The show horse, naturally, is HMS Pinafore, the comic opera that librettist Sir W.S. Gilbert (1836-1911) and composer Sir Arthur Sullivan (1842-1900) premiered in 1878. It is, of course, the satiric tale of a poor seaman who falls in love with a sea captain's daughter, but they cannot marry because he is low born and she is of the upper classes. The plot allowed the composers to poke fun at the British aristocratic caste system of the late nineteenth century as well as lampoon various character types. Tenor Richard Lewis sings the part of the fresh-faced able seaman Ralph Rackstraw; baritone George Baker is the pompous Rt. Hon. Sir Joseph Porter, KCB (First Lord of the Admiralty); bass Owen Brannigan is the nefarious able seaman Dick Deadeye; baritone John Cameron is the commander of the Pinafore, Captain Corcoran; and soprano Elsie Morison is the captain's daughter, Josephine. They and the rest of the cast are a pleasure as well.

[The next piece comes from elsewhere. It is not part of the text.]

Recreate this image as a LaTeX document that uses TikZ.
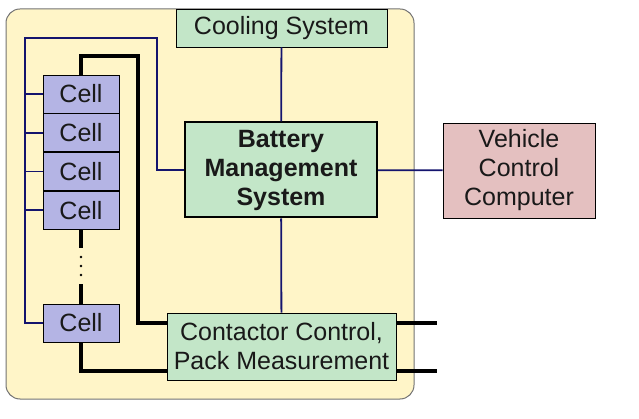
\documentclass[tikz,border=0pt]{standalone}
\usepackage{fontspec}
\setmainfont{Liberation Sans}
\usepackage{tikz}
\usetikzlibrary{positioning}
\definecolor{packfill}{RGB}{255,245,200}
\definecolor{boxgreen}{RGB}{195,230,200}
\definecolor{cellblue}{RGB}{180,180,228}
\definecolor{vccpink}{RGB}{228,192,192}
\definecolor{wirenavy}{RGB}{20,20,110}
\begin{document}
\begin{tikzpicture}[x=1pt, y=-1pt, thick,
    box/.style={draw, inner sep=0pt, align=center, text=black!90, font=\fontsize{25}{29}\selectfont},
    sys/.style={box, fill=boxgreen},
    cell/.style={box, fill=cellblue, minimum width=76pt, minimum height=38pt},
    wire/.style={draw=wirenavy, line width=1.8pt},
    bus/.style={draw=black, line width=4pt}]
  \fill[white] (0,0) rectangle (639,419);
  \useasboundingbox (0,0) rectangle (639,419);
  % battery pack
  \filldraw[fill=packfill, draw=black!55, line width=1pt, rounded corners=14pt] (6,9) rectangle (414,399);

  \node[sys, minimum width=211pt, minimum height=38pt] (cool) at (281.5,28) {Cooling System};
  \node[sys, line width=2pt, minimum width=192pt, minimum height=95pt] (bms) at (281,170) {\textbf{Battery}\\\textbf{Management}\\\textbf{System}};
  \node[box, fill=vccpink, minimum width=152pt, minimum height=95pt] (vcc) at (519,170.5) {Vehicle\\Control\\Computer};
  \node[sys, minimum width=229pt, minimum height=67pt] (cont) at (281.5,346.5) {Contactor Control,\\Pack Measurement};

  \node[cell] (c1) at (81,94) {Cell};
  \node[cell] (c2) [below=0pt of c1] {Cell};
  \node[cell] (c3) [below=0pt of c2] {Cell};
  \node[cell] (c4) [below=0pt of c3] {Cell};
  \node[cell] (cn) at (81,323) {Cell};

  \coordinate (bt) at (25,38);
  \coordinate (t1) at (138,56);
  \coordinate (out1) at (437,323);
  \coordinate (out2) at (437,371);

  % sense wires
  \draw[wire] (bms.west) -- ++(-27,0) |- (bt) |- (cn.west);
  \draw[wire] (c1.west) -- (c1.west -| bt);
  \draw[wire] (c2.west) -- (c2.west -| bt);
  \draw[wire] (c3.west) -- (c3.west -| bt);
  \draw[wire] (c4.west) -- (c4.west -| bt);
  \draw[wire] (cool) -- (bms);
  \draw[wire] (bms) -- (cont);
  \draw[wire] (bms) -- (vcc);

  % power path
  \draw[bus] (c1.north) |- (t1) |- (cn -| cont.west);
  \draw[bus] (cn.south) |- (out2 -| cont.west);
  \draw[bus] (c4.south) -- ++(0,18);
  \draw[bus] (cn.north) -- ++(0,-20);
  \fill (81,257) circle (1.3pt) (81,266) circle (1.3pt) (81,275) circle (1.3pt);
  \draw[bus] (out1 -| cont.east) -- (out1);
  \draw[bus] (out2 -| cont.east) -- (out2);
\end{tikzpicture}
\end{document}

Sir Malcolm Sargent's EMI recording came around at about the same time as Decca's stereo recording with conductor Isidore Godfrey, the New Symphony Orchestra of London, and the D'Oyly Carte Opera Company, which, with its zest and enthusiasm, tended to overshadow Sargent's version. Alongside Godfrey's reading, Sargent's interpretation does take the music a tad more seriously, yet it manages to convey most of the humorous, deadpan liveliness the music requires, too. Not that Sargent presents the tunes in any high-handed or weighty style, you understand; he simply presents them as genuinely thoughtful, entertaining melodies, not just lightweight music-hall ditties. In fact, the knock I've heard against Sargent's presentation of the work has sometimes been that he offers it in too operatic, too somber, a manner. Maybe so, at least measured against Godfrey's more rollicking, freewheeling presentation. Nevertheless, while Sargent's reading may not project all the vitality of Godfrey's performance, his rendering still bubbles over with joy and enthusiasm.



The coupling on disc two is Gilbert's and Sullivan's first major success, Trial by Jury, from 1875.  It's a brief, tidy piece spoofing the British legal system. Here, Sargent uses essentially the same singers, with the addition of baritone Bernard Turgeon as the foreman of the jury. George Baker is a delight as a wholly corrupt judge, and the entire cast seem to be having a good time. If you've never heard it before, just don't expect another Pinafore. It's good, but it's not that good.



The sound in both operettas, recorded over fifty years ago, defies its age, appearing every bit as good as almost anything recorded today. It has an excellent sense of presence, with a realistic acoustic of moderate breadth and superior depth. The frequency response remains well balanced, the high end sparkling and the bass at least sufficient. The transient response is quick and vital, impact is modest, and voices are perfectly natural. One can understand every word of the soloists and chorus, without their being too bright or too forward. Compared to Decca's Godfrey recording of the same vintage, EMI's sound is a tad more veiled; still, if you didn't directly compare them, you wouldn't notice.



The two EMI discs come housed in a Digipak container, with downloadable synopses and librettos in a PDF format on disc two.